SECULARISM: MYTH OR REALITY


Secularism, which was goal to achieve, now becomes catchword and populist term for creating a political sensation. India a sleeping giant of economy is running with limping step on the part of modernization, yet still trapped into false identity of atavistic religiosity and chivalric secularism and in the play of cultural nihilism. The game pseudo-politics is being played in different Parts of India by master political juggler. Not only has the Ruling Party’s Hindutva phraseology rather the Opposition Party also camouflaged the pseudo-game of soft Hindutva.

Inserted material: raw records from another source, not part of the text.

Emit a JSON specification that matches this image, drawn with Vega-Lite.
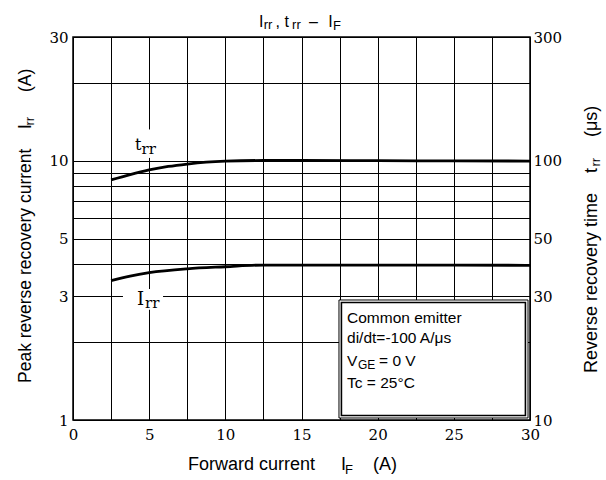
{
  "$schema": "https://vega.github.io/schema/vega-lite/v6.json",
  "width": 457,
  "height": 383,
  "autosize": {"type": "none"},
  "padding": {"left": 73, "top": 37, "right": 76, "bottom": 60},
  "background": "white",
  "config": {
    "view": {"stroke": "black", "strokeWidth": 1.5},
    "axis": {
      "domain": false,
      "ticks": false,
      "tickSize": 0,
      "gridColor": "black",
      "gridWidth": 1,
      "gridOpacity": 1,
      "labelFont": "DejaVu Serif",
      "labelFontSize": 15,
      "labelColor": "black"
    },
    "axisX": {"grid": true, "labelFlush": false, "labelPadding": 7},
    "text": {"font": "Liberation Sans", "color": "black", "align": "left", "baseline": "alphabetic"}
  },
  "datasets": {
    "irr": [
      {"IF": 2.5, "Irr": 3.445},
      {"IF": 3.75, "Irr": 3.59},
      {"IF": 5, "Irr": 3.70},
      {"IF": 7.5, "Irr": 3.83},
      {"IF": 10, "Irr": 3.90},
      {"IF": 12.5, "Irr": 3.96},
      {"IF": 15, "Irr": 3.96},
      {"IF": 20, "Irr": 3.96},
      {"IF": 25, "Irr": 3.955},
      {"IF": 30, "Irr": 3.95}
    ],
    "trr": [
      {"IF": 2.5, "trr": 84.3},
      {"IF": 3.75, "trr": 88.4},
      {"IF": 5, "trr": 92.1},
      {"IF": 6.25, "trr": 95.0},
      {"IF": 7.5, "trr": 97.1},
      {"IF": 8.75, "trr": 98.7},
      {"IF": 10, "trr": 99.6},
      {"IF": 12.5, "trr": 100.2},
      {"IF": 15, "trr": 100.2},
      {"IF": 20, "trr": 100.0},
      {"IF": 25, "trr": 99.8},
      {"IF": 30, "trr": 99.7}
    ]
  },
  "data": {"values": [{}]},
  "layer": [
    {
      "layer": [
        {
          "data": {"name": "irr"},
          "mark": {"type": "line", "color": "black", "strokeWidth": 2.8, "interpolate": "monotone"},
          "encoding": {
            "x": {
              "field": "IF",
              "type": "quantitative",
              "title": null,
              "scale": {"domain": [0, 30], "nice": false},
              "axis": {
                "grid": true,
                "tickCount": 20,
                "values": [0, 2.5, 5, 7.5, 10, 12.5, 15, 17.5, 20, 22.5, 25, 27.5, 30],
                "labelExpr": "datum.value % 5 == 0 ? datum.label : ''"
              }
            },
            "y": {
              "field": "Irr",
              "type": "quantitative",
              "title": null,
              "scale": {"type": "log", "domain": [1, 30], "nice": false},
              "axis": {
                "grid": true,
                "tickCount": 20,
                "values": [1, 2, 3, 4, 5, 6, 7, 8, 9, 10, 20, 30],
                "format": "d",
                "labelExpr": "indexof([1, 3, 5, 10, 30], datum.value) >= 0 ? datum.label : ''",
                "labelPadding": 5
              }
            }
          }
        },
        {
          "mark": {"type": "rect", "fill": "white"},
          "encoding": {"x": {"datum": 3.94}, "x2": {"datum": 5.84}, "y": {"datum": 10.25}, "y2": {"datum": 13.2}}
        },
        {
          "mark": {"type": "rect", "fill": "white"},
          "encoding": {"x": {"datum": 3.28}, "x2": {"datum": 5.91}, "y": {"datum": 2.66}, "y2": {"datum": 3.2}}
        },
        {
          "mark": {"type": "rect", "fill": "white", "stroke": "black", "strokeWidth": 1},
          "encoding": {"x": {"datum": 17.46}, "x2": {"datum": 29.87}, "y": {"datum": 1.018}, "y2": {"datum": 2.903}}
        },
        {
          "mark": {"type": "rect", "fill": null, "fillOpacity": 0, "stroke": "black", "strokeWidth": 1.6},
          "encoding": {"x": {"datum": 17.62}, "x2": {"datum": 29.7}, "y": {"datum": 1.041}, "y2": {"datum": 2.84}}
        },
        {"mark": {"type": "text", "text": "t", "font": "DejaVu Serif", "fontSize": 16}, "encoding": {"x": {"datum": 4.07}, "y": {"datum": 11.0}}},
        {"mark": {"type": "text", "text": "rr", "font": "DejaVu Serif", "fontSize": 15, "dy": 4}, "encoding": {"x": {"datum": 4.5}, "y": {"datum": 11.0}}},
        {"mark": {"type": "text", "text": "I", "font": "DejaVu Serif", "fontSize": 18}, "encoding": {"x": {"datum": 4.2}, "y": {"datum": 2.777}}},
        {"mark": {"type": "text", "text": "rr", "font": "DejaVu Serif", "fontSize": 15, "dy": 3}, "encoding": {"x": {"datum": 4.73}, "y": {"datum": 2.777}}},

        {"mark": {"type": "text", "text": "Common emitter", "fontSize": 15.5}, "encoding": {"x": {"datum": 17.99}, "y": {"datum": 2.366}}},
        {"mark": {"type": "text", "text": "di/dt=-100 A/μs", "fontSize": 15.5}, "encoding": {"x": {"datum": 17.99}, "y": {"datum": 1.982}}},
        {"mark": {"type": "text", "text": "V", "fontSize": 15.5}, "encoding": {"x": {"datum": 17.99}, "y": {"datum": 1.615}}},
        {"mark": {"type": "text", "text": "GE", "fontSize": 12, "dy": 3}, "encoding": {"x": {"datum": 18.71}, "y": {"datum": 1.615}}},
        {"mark": {"type": "text", "text": "= 0 V", "fontSize": 15.5}, "encoding": {"x": {"datum": 20.09}, "y": {"datum": 1.615}}},
        {"mark": {"type": "text", "text": "Tc = 25°C", "fontSize": 15.5}, "encoding": {"x": {"datum": 17.99}, "y": {"datum": 1.328}}},

        {"mark": {"type": "text", "text": "I", "fontSize": 16}, "encoding": {"x": {"datum": 12.21}, "y": {"datum": 32.78}}},
        {"mark": {"type": "text", "text": "rr", "fontSize": 13, "dy": 2}, "encoding": {"x": {"datum": 12.52}, "y": {"datum": 32.78}}},
        {"mark": {"type": "text", "text": ", t", "fontSize": 16}, "encoding": {"x": {"datum": 13.3}, "y": {"datum": 32.78}}},
        {"mark": {"type": "text", "text": "rr", "fontSize": 13, "dy": 2}, "encoding": {"x": {"datum": 14.38}, "y": {"datum": 32.78}}},
        {"mark": {"type": "text", "text": "–", "fontSize": 16}, "encoding": {"x": {"datum": 15.5}, "y": {"datum": 32.78}}},
        {"mark": {"type": "text", "text": "I", "fontSize": 16}, "encoding": {"x": {"datum": 16.75}, "y": {"datum": 32.78}}},
        {"mark": {"type": "text", "text": "F", "fontSize": 13, "dy": 3}, "encoding": {"x": {"datum": 17.06}, "y": {"datum": 32.78}}},

        {"mark": {"type": "text", "text": "Forward current", "fontSize": 18}, "encoding": {"x": {"datum": 7.55}, "y": {"datum": 0.6415}}},
        {"mark": {"type": "text", "text": "I", "fontSize": 18}, "encoding": {"x": {"datum": 17.59}, "y": {"datum": 0.6415}}},
        {"mark": {"type": "text", "text": "F", "fontSize": 13, "dy": 4}, "encoding": {"x": {"datum": 17.86}, "y": {"datum": 0.6415}}},
        {"mark": {"type": "text", "text": "(A)", "fontSize": 18}, "encoding": {"x": {"datum": 19.69}, "y": {"datum": 0.6415}}},

        {"mark": {"type": "text", "text": "Peak reverse recovery current", "fontSize": 17.5, "angle": 270}, "encoding": {"x": {"datum": -2.757}, "y": {"datum": 1.389}}},
        {"mark": {"type": "text", "text": "I", "fontSize": 17.5, "angle": 270}, "encoding": {"x": {"datum": -2.757}, "y": {"datum": 13.25}}},
        {"mark": {"type": "text", "text": "rr", "fontSize": 13, "angle": 270, "dy": 3}, "encoding": {"x": {"datum": -2.757}, "y": {"datum": 13.66}}},
        {"mark": {"type": "text", "text": "(A)", "fontSize": 17.5, "angle": 270}, "encoding": {"x": {"datum": -2.757}, "y": {"datum": 18.41}}},

        {"mark": {"type": "text", "text": "Reverse recovery time", "fontSize": 18, "angle": 270}, "encoding": {"x": {"datum": 34.4}, "y": {"datum": 1.518}}},
        {"mark": {"type": "text", "text": "t", "fontSize": 18, "angle": 270}, "encoding": {"x": {"datum": 34.4}, "y": {"datum": 8.97}}},
        {"mark": {"type": "text", "text": "rr", "fontSize": 13, "angle": 270, "dy": 3}, "encoding": {"x": {"datum": 34.4}, "y": {"datum": 9.5}}},
        {"mark": {"type": "text", "text": "(μs)", "fontSize": 18, "angle": 270}, "encoding": {"x": {"datum": 34.4}, "y": {"datum": 12.34}}}
      ]
    },
    {
      "data": {"name": "trr"},
      "mark": {"type": "line", "color": "black", "strokeWidth": 2.8, "interpolate": "monotone"},
      "encoding": {
        "x": {
          "field": "IF",
          "type": "quantitative",
          "title": null,
          "axis": {
            "grid": true,
            "tickCount": 20,
            "values": [0, 2.5, 5, 7.5, 10, 12.5, 15, 17.5, 20, 22.5, 25, 27.5, 30],
            "labelExpr": "datum.value % 5 == 0 ? datum.label : ''"
          }
        },
        "y": {
          "field": "trr",
          "type": "quantitative",
          "title": null,
          "scale": {"type": "log", "domain": [10, 300], "nice": false},
          "axis": {
            "orient": "right",
            "grid": false,
            "values": [10, 30, 50, 100, 300],
            "format": "d",
            "labelPadding": 3
          }
        }
      }
    }
  ],
  "resolve": {"scale": {"y": "independent"}}
}
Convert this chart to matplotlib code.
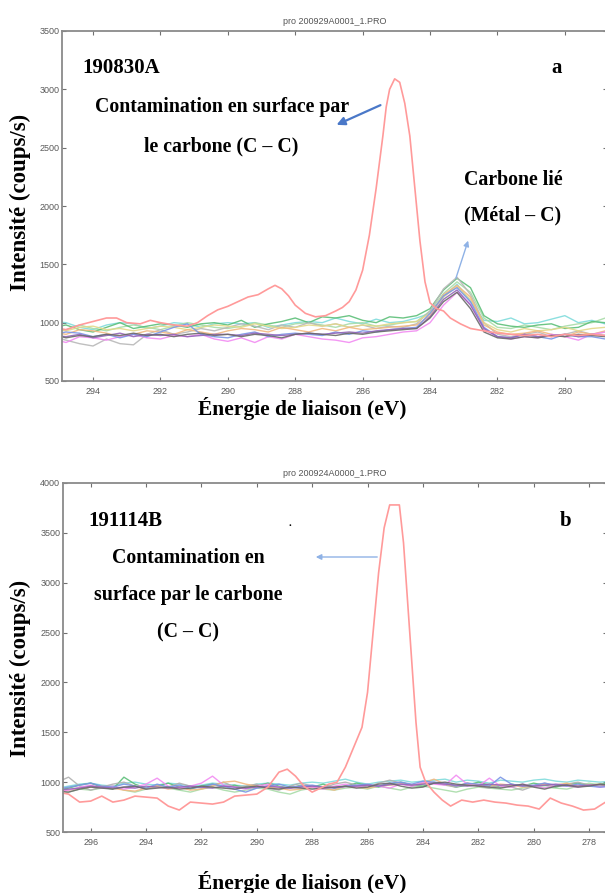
import numpy as np
import matplotlib
matplotlib.use("Agg")
import matplotlib.pyplot as plt

# ---------------- data ----------------
# Panel a (190830A)
xa_grid = np.round(np.arange(295.2, 278.7, -0.4), 1)   # 42 sample energies (eV)

a_cyan = [1010, 1000, 960, 940, 980, 1000, 990, 950, 970, 1000,
          990, 960, 990, 1000, 990, 1000, 960, 980, 1000, 1010,
          1000, 1040, 1010, 990, 1030, 1000, 1010, 1040, 1080, 1220,
          1330, 1180, 1020, 1010, 1040, 990, 1000, 1030, 1060, 1000,
          1020, 990]
a_green = [960, 980, 940, 920, 960, 1000, 950, 970, 990, 980,
           960, 990, 1000, 980, 1020, 960, 990, 1010, 1040, 1000,
           1050, 1040, 1060, 1020, 1000, 1050, 1040, 1060, 1120, 1280,
           1380, 1300, 1060, 990, 970, 960, 980, 990, 950, 960,
           1010, 1000]
a_lgreen = [920, 940, 980, 950, 930, 960, 980, 960, 940, 970,
            1000, 980, 960, 950, 970, 1000, 980, 960, 990, 1000,
            980, 960, 990, 1000, 970, 980, 1000, 1010, 1100, 1250,
            1350, 1260, 1040, 960, 950, 980, 960, 940, 970, 990,
            1000, 1040]
a_gray = [880, 850, 820, 800, 860, 820, 810, 900, 940, 900,
          920, 950, 930, 960, 990, 970, 940, 980, 960, 1000,
          970, 990, 960, 980, 950, 970, 960, 990, 1100, 1290,
          1390, 1240, 1000, 900, 880, 900, 920, 880, 900, 930,
          900, 920]
a_purple = [890, 880, 900, 870, 890, 910, 880, 900, 890, 900,
            880, 890, 900, 900, 890, 910, 900, 890, 900, 910,
            900, 910, 920, 910, 930, 940, 950, 950, 1050, 1200,
            1280, 1150, 950, 880, 870, 900, 880, 890, 900, 880,
            900, 890]
a_magenta = [860, 830, 880, 870, 850, 880, 900, 870, 860, 890,
             880, 900, 860, 840, 870, 830, 880, 860, 900, 880,
             860, 850, 830, 870, 880, 900, 920, 930, 1000, 1150,
             1260, 1160, 940, 880, 860, 880, 870, 900, 880, 850,
             900, 920]
a_blue = [900, 920, 910, 880, 900, 870, 900, 880, 920, 960,
          990, 900, 880, 870, 900, 920, 880, 900, 910, 900,
          890, 920, 900, 930, 920, 940, 950, 960, 1080, 1230,
          1300, 1180, 960, 880, 870, 900, 880, 860, 900, 880,
          880, 860]
a_orange = [920, 900, 940, 930, 910, 880, 900, 930, 920, 900,
            940, 920, 900, 930, 950, 940, 920, 960, 940, 920,
            950, 930, 960, 940, 950, 960, 970, 980, 1060, 1240,
            1320, 1220, 980, 920, 900, 910, 930, 900, 880, 920,
            900, 930]
a_dgray = [900, 870, 890, 880, 900, 890, 910, 890, 900, 880,
           900, 910, 890, 900, 880, 900, 890, 870, 900, 910,
           900, 890, 910, 900, 920, 930, 940, 950, 1040, 1180,
           1260, 1120, 920, 870, 860, 880, 870, 890, 880, 900,
           890, 880]
a_yellow = [950, 930, 960, 970, 940, 950, 930, 950, 970, 960,
            940, 960, 980, 970, 960, 990, 970, 950, 960, 980,
            970, 990, 960, 980, 970, 990, 1000, 1010, 1080, 1220,
            1310, 1200, 1000, 940, 920, 950, 930, 940, 960, 930,
            950, 960]

a_red_x = [295.2, 294.8, 294.4, 294.0, 293.6, 293.3, 293.0, 292.6, 292.3, 292.0,
           291.6, 291.2, 290.9, 290.6, 290.3, 290.0, 289.7, 289.4, 289.1, 288.8,
           288.6, 288.4, 288.2, 288.0, 287.7, 287.4, 287.1, 286.8, 286.6, 286.4,
           286.2, 286.0, 285.8, 285.6, 285.4, 285.3, 285.2, 285.05, 284.9, 284.75,
           284.6, 284.45, 284.3, 284.15, 284.0, 283.8, 283.6, 283.4, 283.1, 282.8,
           282.4, 282.0, 281.6, 281.2, 280.8, 280.4, 280.0, 279.6, 279.2, 278.8]
a_red_y = [960, 940, 980, 1010, 1040, 1040, 1000, 990, 1020, 1000,
           980, 970, 1000, 1060, 1110, 1140, 1180, 1220, 1240, 1290,
           1320, 1290, 1230, 1150, 1080, 1050, 1060, 1100, 1130, 1180,
           1280, 1450, 1750, 2150, 2600, 2850, 3000, 3090, 3060, 2880,
           2600, 2150, 1700, 1350, 1170, 1120, 1100, 1040, 990, 950,
           930, 910, 900, 890, 900, 880, 900, 890, 900, 890]

# Panel b (191114B)
xb_grid = np.round(np.arange(297.2, 277.1, -0.4), 1)   # 51 sample energies (eV)

b_gray = [1000, 1050, 960, 920, 950, 980, 1000, 960, 930, 970,
          950, 990, 960, 940, 970, 1000, 950, 960, 980, 940,
          920, 960, 990, 960, 940, 980, 1000, 970, 950, 990,
          1020, 990, 960, 980, 1000, 970, 950, 990, 960, 940,
          970, 950, 920, 960, 990, 960, 980, 1000, 970, 960,
          980]
b_green = [920, 940, 970, 990, 950, 930, 1050, 980, 940, 960,
           990, 950, 930, 960, 980, 950, 970, 940, 960, 990,
           960, 940, 970, 950, 980, 940, 960, 990, 970, 950,
           980, 1000, 970, 960, 990, 980, 950, 970, 1000, 970,
           950, 980, 960, 990, 970, 950, 980, 990, 970, 980,
           990]
b_magenta = [900, 920, 950, 970, 940, 960, 930, 950, 980, 1040,
             960, 940, 960, 990, 1060, 970, 950, 930, 960, 980,
             950, 940, 960, 950, 930, 960, 980, 950, 970, 960,
             940, 980, 960, 1000, 980, 970, 1070, 980, 960, 1040,
             960, 950, 980, 960, 940, 970, 960, 950, 970, 950,
             960]
b_blue = [930, 950, 970, 990, 960, 950, 980, 960, 940, 980,
          950, 970, 940, 950, 980, 960, 930, 900, 940, 960,
          980, 950, 960, 970, 950, 940, 960, 970, 980, 960,
          990, 1000, 980, 1010, 1000, 990, 960, 990, 980, 960,
          1050, 980, 960, 970, 990, 970, 960, 980, 960, 950,
          960]
b_orange = [900, 920, 940, 950, 960, 940, 920, 910, 940, 960,
            930, 950, 920, 930, 960, 1000, 1010, 980, 960, 950,
            940, 920, 930, 950, 940, 920, 960, 950, 940, 960,
            970, 980, 970, 990, 1030, 980, 960, 990, 970, 960,
            980, 970, 950, 960, 980, 970, 990, 960, 970, 980,
            960]
b_purple = [920, 930, 940, 960, 950, 940, 950, 940, 960, 950,
            940, 950, 960, 950, 940, 960, 950, 940, 950, 960,
            950, 940, 950, 960, 950, 945, 955, 960, 970, 960,
            975, 980, 970, 980, 990, 980, 970, 960, 970, 980,
            970, 975, 965, 960, 970, 980, 970, 960, 970, 975,
            970]
b_dgray = [910, 900, 930, 950, 940, 930, 950, 960, 930, 940,
           950, 930, 940, 960, 950, 940, 930, 950, 960, 940,
           930, 950, 940, 930, 940, 950, 960, 940, 950, 980,
           990, 960, 940, 950, 990, 1000, 980, 970, 960, 950,
           940, 960, 980, 950, 930, 960, 970, 950, 960, 980,
           970]
b_cyan = [940, 960, 980, 990, 970, 960, 990, 1000, 980, 970,
          990, 980, 960, 970, 990, 980, 970, 960, 980, 990,
          980, 970, 990, 1000, 990, 1010, 1030, 1000, 980, 1000,
          1010, 1020, 1000, 1010, 1020, 1030, 1000, 1020, 1010, 990,
          1020, 1010, 1000, 1020, 1030, 1010, 1000, 1020, 1010, 1000,
          1010]
b_lgreen = [880, 900, 930, 920, 940, 960, 920, 900, 930, 960,
            940, 920, 900, 930, 950, 920, 900, 920, 940, 930,
            900, 880, 920, 940, 930, 920, 940, 950, 930, 960,
            940, 920, 950, 960, 940, 920, 900, 930, 950, 940,
            930, 920, 940, 960, 950, 940, 930, 960, 990, 970,
            960]

b_red_x = [297.2, 296.8, 296.4, 296.0, 295.6, 295.2, 294.8, 294.4, 294.0, 293.6,
           293.2, 292.8, 292.4, 292.0, 291.6, 291.2, 290.8, 290.4, 290.0, 289.6,
           289.2, 288.9, 288.6, 288.3, 288.0, 287.7, 287.4, 287.1, 286.8, 286.5,
           286.2, 286.0, 285.8, 285.6, 285.4, 285.2, 285.0, 284.85, 284.7, 284.55,
           284.4, 284.25, 284.1, 283.9, 283.6, 283.3, 283.0, 282.6, 282.2, 281.8,
           281.4, 281.0, 280.6, 280.2, 279.8, 279.4, 279.0, 278.6, 278.2, 277.8,
           277.4]
b_red_y = [900, 880, 800, 810, 860, 800, 820, 860, 850, 840,
           760, 720, 800, 790, 780, 800, 860, 870, 880, 950,
           1100, 1130, 1060, 960, 900, 940, 980, 1000, 1150, 1350,
           1550, 1900, 2500, 3100, 3550, 3780, 3780, 3780, 3400, 2800,
           2200, 1600, 1150, 1000, 900, 820, 760, 820, 800, 820,
           800, 790, 770, 760, 730, 840, 790, 760, 720, 730,
           800]

a_ticks_x = [294, 292, 290, 288, 286, 284, 282, 280]
b_ticks_x = [296, 294, 292, 290, 288, 286, 284, 282, 280, 278]
a_ticks_y = [500, 1000, 1500, 2000, 2500, 3000, 3500]
b_ticks_y = [500, 1000, 1500, 2000, 2500, 3000, 3500, 4000]

# ---------------- style ----------------
W, H = 605, 893
fig = plt.figure(figsize=(W / 100, H / 100), dpi=100)
fig.patch.set_facecolor("white")

SERIF = ["Liberation Serif", "DejaVu Serif"]
SANS = ["Liberation Sans", "DejaVu Sans"]
RED = "#ff9a9a"


def fx(px):
    return px / W


def fy(py):
    return 1 - py / H


def style_axes(ax, xlim, ylim, xt, yt, title):
    ax.set_xlim(*xlim)
    ax.set_ylim(*ylim)
    ax.set_xticks(xt)
    ax.set_yticks(yt)
    ax.set_xticklabels([str(v) for v in xt], fontfamily=SANS)
    ax.set_yticklabels([str(v) for v in yt], fontfamily=SANS)
    ax.tick_params(direction="in", length=3, width=0.8, colors="#707070",
                   labelcolor="#5a5a5a", labelsize=6.5, top=True, right=True)
    ax.tick_params(axis="x", pad=4)
    ax.tick_params(axis="y", pad=2)
    for s in ax.spines.values():
        s.set_color("#8a8a8a")
        s.set_linewidth(1.3)
    ax.set_title(title, fontsize=6.5, color="#555555", pad=5, fontfamily=SANS)


def add_axes_px(left, top, right, bottom):
    return fig.add_axes([fx(left), fy(bottom), fx(right) - fx(left), (bottom - top) / H])


# ---- panel a ----
axa = add_axes_px(62, 31, 607, 381)
a_series = [(a_cyan, "#80dcdc"), (a_lgreen, "#a8dca8"), (a_green, "#5cbf78"),
            (a_gray, "#b8b8b8"), (a_yellow, "#e3d98a"), (a_orange, "#f2b880"),
            (a_magenta, "#f28cf2"), (a_blue, "#7a95e6"), (a_purple, "#9466b8"),
            (a_dgray, "#6a6a6a")]
for ys, c in a_series:
    axa.plot(xa_grid, ys, color=c, lw=1.0, alpha=0.9)
axa.plot(a_red_x, a_red_y, color=RED, lw=1.2)
style_axes(axa, (294.92, 278.75), (500, 3500), a_ticks_x, a_ticks_y,
           "pro 200929A0001_1.PRO")

# ---- panel b ----
axb = add_axes_px(63, 483, 607, 832)
b_series = [(b_cyan, "#80dcdc"), (b_lgreen, "#a8dca8"), (b_green, "#5cbf78"),
            (b_gray, "#b0b0b0"), (b_orange, "#f2b880"), (b_magenta, "#f28cf2"),
            (b_blue, "#7a95e6"), (b_purple, "#9466b8"), (b_dgray, "#6a6a6a")]
for ys, c in b_series:
    axb.plot(xb_grid, ys, color=c, lw=1.0, alpha=0.9)
axb.plot(b_red_x, b_red_y, color=RED, lw=1.2)
style_axes(axb, (297.0, 277.35), (500, 4000), b_ticks_x, b_ticks_y,
           "pro 200924A0000_1.PRO")

# ---------------- text overlays ----------------
def t(px, py, s, size, ha="center"):
    fig.text(fx(px), fy(py), s, fontsize=size, fontweight="bold",
             fontfamily=SERIF, ha=ha, va="center", color="black")


# axis labels
t(302, 408, "Énergie de liaison (eV)", 15.5)
t(302, 883, "Énergie de liaison (eV)", 15.5)
fig.text(fx(20), fy(202), "Intensité (coups/s)", rotation=90, fontsize=16.5,
         fontweight="bold", fontfamily=SERIF, ha="center", va="center")
fig.text(fx(20), fy(668), "Intensité (coups/s)", rotation=90, fontsize=16.5,
         fontweight="bold", fontfamily=SERIF, ha="center", va="center")

# panel a annotations
t(82, 68, "190830A", 15, ha="left")
t(557, 68, "a", 15)
t(222, 107, "Contamination en surface par", 14.3)
t(221, 146, "le carbone (C – C)", 14.3)
t(513, 180, "Carbone lié", 14.3)
t(513, 215, "(Métal – C)", 14.3)
fig.add_artist(matplotlib.patches.FancyArrowPatch(
    (fx(383), fy(104)), (fx(334), fy(126)), transform=fig.transFigure,
    arrowstyle="-|>", mutation_scale=12, color="#4a78c8", lw=1.6))
fig.add_artist(matplotlib.patches.FancyArrowPatch(
    (fx(455), fy(281)), (fx(469), fy(238)), transform=fig.transFigure,
    arrowstyle="-|>", mutation_scale=8, color="#8fb2e6", lw=1.0))

# panel b annotations
t(88, 521, "191114B", 15, ha="left")
t(566, 521, "b", 15)
t(290, 524, ".", 8)
t(188, 558, "Contamination en", 14.3)
t(188, 595, "surface par le carbone", 14.3)
t(188, 632, "(C – C)", 14.3)
fig.add_artist(matplotlib.patches.FancyArrowPatch(
    (fx(380), fy(557)), (fx(313), fy(557)), transform=fig.transFigure,
    arrowstyle="-|>", mutation_scale=8, color="#8fb2e6", lw=1.0))

fig.savefig("out.png", dpi=100, facecolor="white")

India is a country, which is called ‘Bharat’, has been place for the experimentation of numerous socio-cultural variations. Its neutrality and exposition towards alien culture from its antiquity given her a mystical posture. India from its beginning has been conduit for ideological transformation and socio-cultural accommodation. Our common plight and past sultry struggle against British Thralldom canalized our strength into the bound of Indian-ness and nationhood. As for the Indian identity, no other identities such as Christianity, Islam and Hinduism have privileged position our identities associated with other communities.
In India the term ‘secular’ was adopted and coined in preamble by the 42nd constitutional amendment act of 1976. Secularism in India unlike the west never been born out of the conflict between the church and the states. Rather it emerged out of India’s own past history in response to her values of pluralism. It is utilitarian ethics of social equilibrium for the socialization of political culture. As encyclopedia Britannica defines ‘Secularism as utilitarian ethics, designed for physical, spiritual and moral improvement of mankind which neither affirms not denies the theistic premises of religion’. In India Gandhi and Nehru the two prominent spokespersons of Indian secularism raised their voices for national unity and integrity. Gandhi’s philosophy of secularism advocates the states neutrality towards religion.
While Nehruvian notions of secularism notched for more rational and scientific paradigm, which is also the western features. Though, the western society follows the scientific enquiry and rational notions for the development and progress, while lacking spiritual and moral standard. The idea of ‘secularism’ in the West emerged out of the conflict between the Church and the States. Since then any religious propaganda considered to be setback to progress and hindrance to the path of modernity. In India, two sets of ideologies are at loggerhead- one is rationality, progress and various developmental charters for prosperity while the other is terror of communalism, religiosity, revivalism, and chauvinistic nationalism.
In India secularism is no longer sacrosanct ethics of state policy, rather reduced to an ideology to burn the flame of minority-ism alive and merely as the policy of electoral plank to allure the public mandate. The face of secularism is so distorted and rhetorically concocted that it is enough to equate religiosity with fundamentalism and secularism with anti nationalism and fundamentalism with terrorism and modernity with capitalism. Though very often, in our common parlance, secularism is considered to be polar dichotomy to communalism. The vices of communalism once again are resurfacing their revivalist visions of past aggrandizement. Our politics is a pseudo game where only those are skillful master whose tendency is camouflaging. In this pseudo-game of seek and hide not only the Congress is the master juggler rather the BJP is also seasoned master. The Ruling Party representing majoritarian mandates, now shrinking to minoritarian sensation. It shows how our political parties learning towards ideological compromise. Though linguistic parochialism, regionalism, ethnicity are unavoidable cultural fabrics as well as indispensable proposition of society. However, secularism in Indian context is none theocratic and as such states does not have its own religion.